Now the moment we’ve all been waiting for. Let’s create a snapshot and share it with another account.

  1. From the RDS Dashboard, select “Snapshots”.
  2. Click “Create Snapshot”.
  3. Choose your DB Instance and give the snapshot a name, then click “Create”.
  4. Wait for the snapshot to complete. Mine took just over a minute (You might have to hit refresh a few times before it shows as complete).
  5. Go back to the Snapshots tab in the RDS Dashboard and select the snapshot you just created. Click “Share Snapshot”.
  6. Notice that the public option for snapshot visibility is not available for encrypted snapshots. This is because, 1) The public at large does not have access to your KMS key (that would defeat the purpose), and 2) Why would you want to encrypt data at rest if you want to make it publicly available?
  7. Add the account number of the account you want to share the snapshot with (the same one you granted permission to access the KMS key earlier in this tutorial).
  8. Log out of the current AWS account, and log back in to the target account (or sign in to the target account using another browser – you can stay logged into both accounts that way).
  9. Navigate to the RDS Dashboard and select the “Snapshots” tab.
  10. Click the drop down filter list. It should say “Owned by Me” by default. Select “Shared with Me”.
  11. You should now see the snapshot you shared earlier in this list.

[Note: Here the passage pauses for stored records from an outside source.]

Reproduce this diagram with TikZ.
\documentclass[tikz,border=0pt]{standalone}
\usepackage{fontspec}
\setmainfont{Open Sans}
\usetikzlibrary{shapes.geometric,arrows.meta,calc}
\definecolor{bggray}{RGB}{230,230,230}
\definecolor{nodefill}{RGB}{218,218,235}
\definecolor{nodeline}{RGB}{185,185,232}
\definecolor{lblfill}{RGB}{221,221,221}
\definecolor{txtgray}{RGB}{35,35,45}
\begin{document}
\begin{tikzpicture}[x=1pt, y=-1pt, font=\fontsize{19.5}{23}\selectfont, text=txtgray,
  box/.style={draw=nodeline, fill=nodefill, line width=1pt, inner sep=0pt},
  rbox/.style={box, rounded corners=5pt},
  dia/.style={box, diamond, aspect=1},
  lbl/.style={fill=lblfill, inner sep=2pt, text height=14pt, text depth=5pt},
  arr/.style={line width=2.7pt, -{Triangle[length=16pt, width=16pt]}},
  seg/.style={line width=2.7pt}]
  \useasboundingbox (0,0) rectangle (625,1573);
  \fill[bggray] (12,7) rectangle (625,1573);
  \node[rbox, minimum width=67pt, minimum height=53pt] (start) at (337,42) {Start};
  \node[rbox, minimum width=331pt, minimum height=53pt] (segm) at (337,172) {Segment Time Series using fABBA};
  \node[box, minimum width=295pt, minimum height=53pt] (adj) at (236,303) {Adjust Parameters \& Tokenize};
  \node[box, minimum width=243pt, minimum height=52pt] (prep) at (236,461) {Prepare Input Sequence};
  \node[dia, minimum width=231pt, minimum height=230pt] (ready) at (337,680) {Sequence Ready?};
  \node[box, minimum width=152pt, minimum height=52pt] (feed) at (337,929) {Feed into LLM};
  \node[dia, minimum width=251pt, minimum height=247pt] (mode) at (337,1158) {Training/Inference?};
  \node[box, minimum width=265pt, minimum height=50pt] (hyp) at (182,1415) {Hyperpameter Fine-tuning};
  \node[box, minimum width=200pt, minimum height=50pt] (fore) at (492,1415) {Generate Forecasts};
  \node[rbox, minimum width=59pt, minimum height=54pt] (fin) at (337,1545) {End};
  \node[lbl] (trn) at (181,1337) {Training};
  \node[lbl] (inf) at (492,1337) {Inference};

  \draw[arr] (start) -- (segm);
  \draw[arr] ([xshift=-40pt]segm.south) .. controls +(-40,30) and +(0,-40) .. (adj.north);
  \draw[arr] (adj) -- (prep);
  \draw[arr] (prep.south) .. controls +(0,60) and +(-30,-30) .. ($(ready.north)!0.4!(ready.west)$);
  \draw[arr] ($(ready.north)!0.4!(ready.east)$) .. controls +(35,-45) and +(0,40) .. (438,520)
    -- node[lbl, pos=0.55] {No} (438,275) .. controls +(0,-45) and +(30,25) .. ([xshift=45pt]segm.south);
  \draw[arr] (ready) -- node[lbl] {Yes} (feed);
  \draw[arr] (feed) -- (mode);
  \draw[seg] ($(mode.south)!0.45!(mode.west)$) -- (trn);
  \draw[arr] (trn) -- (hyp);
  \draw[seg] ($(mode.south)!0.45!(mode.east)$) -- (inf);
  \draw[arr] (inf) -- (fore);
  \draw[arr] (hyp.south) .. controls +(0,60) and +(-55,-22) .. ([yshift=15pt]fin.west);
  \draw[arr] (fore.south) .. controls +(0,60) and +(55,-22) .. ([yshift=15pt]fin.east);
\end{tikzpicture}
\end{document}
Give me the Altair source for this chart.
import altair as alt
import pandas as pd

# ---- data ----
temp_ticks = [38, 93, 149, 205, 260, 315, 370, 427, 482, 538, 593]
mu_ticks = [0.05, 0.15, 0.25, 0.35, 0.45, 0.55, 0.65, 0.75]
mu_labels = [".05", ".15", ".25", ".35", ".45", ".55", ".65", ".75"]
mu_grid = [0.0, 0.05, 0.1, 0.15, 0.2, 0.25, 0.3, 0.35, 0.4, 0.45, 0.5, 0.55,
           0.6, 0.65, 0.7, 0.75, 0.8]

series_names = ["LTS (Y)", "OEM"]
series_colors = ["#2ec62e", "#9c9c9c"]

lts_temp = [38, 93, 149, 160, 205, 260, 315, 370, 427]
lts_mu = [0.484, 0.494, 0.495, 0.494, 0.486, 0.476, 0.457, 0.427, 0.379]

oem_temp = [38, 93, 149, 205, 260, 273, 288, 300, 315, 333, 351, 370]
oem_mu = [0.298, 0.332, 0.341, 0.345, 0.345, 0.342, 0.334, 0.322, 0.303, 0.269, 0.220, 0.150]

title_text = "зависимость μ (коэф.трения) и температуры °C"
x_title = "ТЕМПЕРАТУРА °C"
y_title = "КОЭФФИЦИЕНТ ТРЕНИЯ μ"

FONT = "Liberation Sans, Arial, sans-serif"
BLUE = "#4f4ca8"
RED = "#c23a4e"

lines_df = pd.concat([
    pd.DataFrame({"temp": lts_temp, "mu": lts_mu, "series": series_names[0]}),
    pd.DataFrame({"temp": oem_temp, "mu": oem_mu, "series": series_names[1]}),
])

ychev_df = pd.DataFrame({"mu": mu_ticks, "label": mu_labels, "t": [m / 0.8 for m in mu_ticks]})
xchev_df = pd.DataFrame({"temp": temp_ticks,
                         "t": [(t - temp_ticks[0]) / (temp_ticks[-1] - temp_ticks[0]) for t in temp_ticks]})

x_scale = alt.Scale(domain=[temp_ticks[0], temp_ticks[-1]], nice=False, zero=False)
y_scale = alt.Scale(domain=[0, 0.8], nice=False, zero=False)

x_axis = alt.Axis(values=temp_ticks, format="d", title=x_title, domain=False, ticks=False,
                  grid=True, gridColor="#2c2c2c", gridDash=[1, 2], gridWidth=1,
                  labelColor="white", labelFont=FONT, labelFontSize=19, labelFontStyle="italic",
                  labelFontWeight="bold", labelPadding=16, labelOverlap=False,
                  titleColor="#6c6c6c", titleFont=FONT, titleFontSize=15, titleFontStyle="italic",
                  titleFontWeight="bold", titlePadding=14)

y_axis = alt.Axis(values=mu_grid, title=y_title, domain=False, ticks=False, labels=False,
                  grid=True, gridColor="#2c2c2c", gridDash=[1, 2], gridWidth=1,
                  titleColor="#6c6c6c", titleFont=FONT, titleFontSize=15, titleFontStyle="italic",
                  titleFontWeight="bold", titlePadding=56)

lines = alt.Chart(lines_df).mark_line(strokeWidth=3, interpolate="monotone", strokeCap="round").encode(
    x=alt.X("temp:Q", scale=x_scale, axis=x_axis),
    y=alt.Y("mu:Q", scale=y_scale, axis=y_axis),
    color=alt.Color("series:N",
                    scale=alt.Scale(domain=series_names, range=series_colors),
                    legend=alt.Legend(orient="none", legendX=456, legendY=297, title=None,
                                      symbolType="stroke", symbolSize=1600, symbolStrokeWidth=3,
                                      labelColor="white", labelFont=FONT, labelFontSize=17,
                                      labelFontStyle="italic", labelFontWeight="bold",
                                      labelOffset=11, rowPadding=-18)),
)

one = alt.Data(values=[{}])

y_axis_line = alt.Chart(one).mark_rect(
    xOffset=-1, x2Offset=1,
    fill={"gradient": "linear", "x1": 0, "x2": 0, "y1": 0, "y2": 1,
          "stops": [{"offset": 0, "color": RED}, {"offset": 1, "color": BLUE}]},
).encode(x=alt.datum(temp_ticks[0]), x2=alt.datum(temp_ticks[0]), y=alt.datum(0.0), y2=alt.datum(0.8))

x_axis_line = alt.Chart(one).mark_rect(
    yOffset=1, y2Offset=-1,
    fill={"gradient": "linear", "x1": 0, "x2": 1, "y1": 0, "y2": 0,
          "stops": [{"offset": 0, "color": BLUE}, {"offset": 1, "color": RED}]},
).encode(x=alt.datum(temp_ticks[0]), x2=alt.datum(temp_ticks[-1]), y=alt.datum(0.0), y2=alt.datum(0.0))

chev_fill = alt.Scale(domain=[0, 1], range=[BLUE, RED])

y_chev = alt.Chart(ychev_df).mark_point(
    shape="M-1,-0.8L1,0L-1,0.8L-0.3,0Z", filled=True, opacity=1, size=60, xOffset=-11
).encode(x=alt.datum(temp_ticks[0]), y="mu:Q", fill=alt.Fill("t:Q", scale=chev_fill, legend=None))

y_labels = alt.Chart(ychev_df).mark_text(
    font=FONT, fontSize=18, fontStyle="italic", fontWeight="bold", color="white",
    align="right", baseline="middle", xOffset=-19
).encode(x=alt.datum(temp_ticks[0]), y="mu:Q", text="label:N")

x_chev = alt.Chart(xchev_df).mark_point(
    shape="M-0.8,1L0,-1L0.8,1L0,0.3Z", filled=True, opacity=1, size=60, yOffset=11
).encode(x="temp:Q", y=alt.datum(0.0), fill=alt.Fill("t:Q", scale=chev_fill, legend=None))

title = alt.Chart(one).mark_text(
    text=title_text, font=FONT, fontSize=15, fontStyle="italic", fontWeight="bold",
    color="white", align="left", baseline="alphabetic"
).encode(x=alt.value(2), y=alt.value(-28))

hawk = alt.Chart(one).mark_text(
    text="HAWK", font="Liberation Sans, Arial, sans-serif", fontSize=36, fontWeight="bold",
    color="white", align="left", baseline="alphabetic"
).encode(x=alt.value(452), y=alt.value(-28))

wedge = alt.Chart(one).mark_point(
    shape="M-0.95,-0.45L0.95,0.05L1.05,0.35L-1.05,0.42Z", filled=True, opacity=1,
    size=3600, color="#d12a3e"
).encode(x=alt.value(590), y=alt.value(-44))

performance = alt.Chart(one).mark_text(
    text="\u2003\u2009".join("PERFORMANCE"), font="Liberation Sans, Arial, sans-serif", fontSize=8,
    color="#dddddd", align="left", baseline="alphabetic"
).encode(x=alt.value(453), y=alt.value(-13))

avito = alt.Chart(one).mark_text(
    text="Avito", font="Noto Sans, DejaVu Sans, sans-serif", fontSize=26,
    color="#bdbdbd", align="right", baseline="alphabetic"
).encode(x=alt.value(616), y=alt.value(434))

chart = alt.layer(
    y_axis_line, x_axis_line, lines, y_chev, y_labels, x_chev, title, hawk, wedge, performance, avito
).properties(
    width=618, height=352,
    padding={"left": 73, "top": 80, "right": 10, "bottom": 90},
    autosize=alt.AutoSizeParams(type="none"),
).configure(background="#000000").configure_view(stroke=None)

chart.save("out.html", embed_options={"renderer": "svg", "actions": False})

So you would think at this point that you can just select the snapshot and click “Restore Snapshot”, right?

Well, not quite. We have one more step.

Step 4:  Create a Copy of the Shared Snapshot on Your Target Instance

Before restoring a shared, encrypted snapshot, you first have to make a copy of the snapshot in the target account.

  1. Select the snapshot and click “Copy Snapshot”.
  2. Note that you cannot share encrypted snapshots across regions, so the Destination Region is pre-selected for you.
  3. Enter in a value for the New DB Snapshot Identifier field, and select an encryption key (you’ll only see keys that are local to the current account).
  4. Select Copy Snapshot
  5. Switch your filter back to “Owned by Me”.
  6. You should now see the snapshot copy in progress. Wait for the copy to complete (took about 2 minutes for me).
  7. Once the copy is complete, you can select the copy of the snapshot and select “Restore Snapshot” to create a new instance from this snapshot.

Bonus Tip:  If you already have a snapshot that was encrypted using the default KMS key, you can still share it. Just create a new KMS key like we did in step 1, make a copy of the snapshot in the source account using the new KMS key like we did in step 4, then follow steps 3 and 4 above.

And there you have it, four simple steps to sharing an encrypted RDS snapshot. Happy overlaying!